Clearly sometimes, parents have very different ideas on what constitutes what is in the child’s best interest. Each family has its unique norms, customs, and ideas relating to child-rearing. Children do not come into this world with a “how to” instructions manual. Most of us rely on family and societal norms and morals to guide us along step by step. Although divorce with children is often a very stressful transition, sound legal guidance and advice can prove invaluable to you and your family transitioning through divorce. Seek legal counsel well in advance of filing a petition for divorce whenever possible; especially when children are involved to reduce the stress associated with the divorce process and settling into life post-divorce.
Once a Petition for Dissolution of Marriage is filed the SAO is binding on the parties until the parties enter into a written agreement that alters the SAO, a subsequent Order of the Court is entered, a Final Judgment is entered, or the case is dismissed.
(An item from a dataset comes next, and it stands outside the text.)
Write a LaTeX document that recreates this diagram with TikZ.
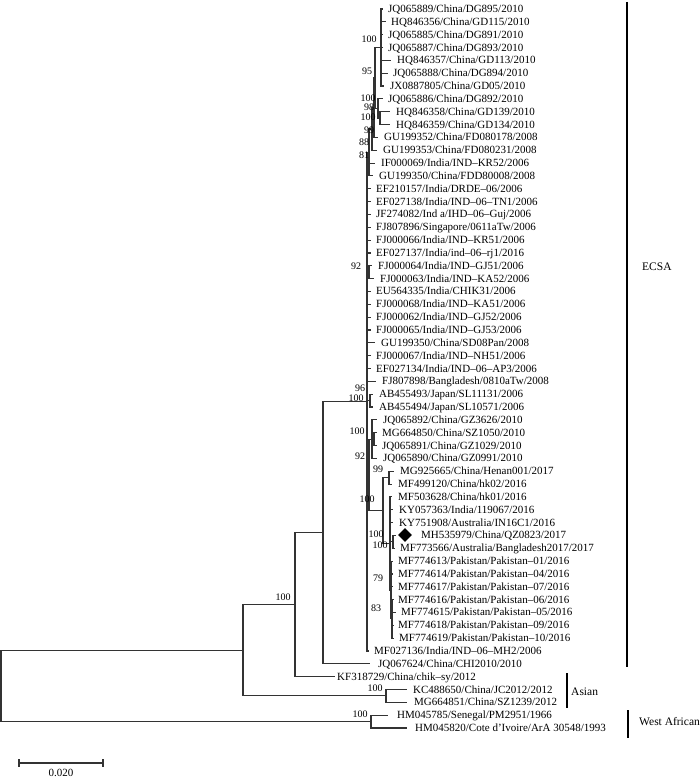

It is important for every person seeking a divorce to speak to an attorney and fully understand their legal rights and responsibilities before filing for Divorce. Not knowing what is expected of you and how the
court will require you to conduct yourself relating to how you raise your children can have very negative consequence and even result, in extreme cases, the loss of “time-sharing” with your children.
Each family is unique, talk to an attorney about your specific set of circumstances and concerns relating to child issues to develop the most suitable parenting plan for your family’s needs.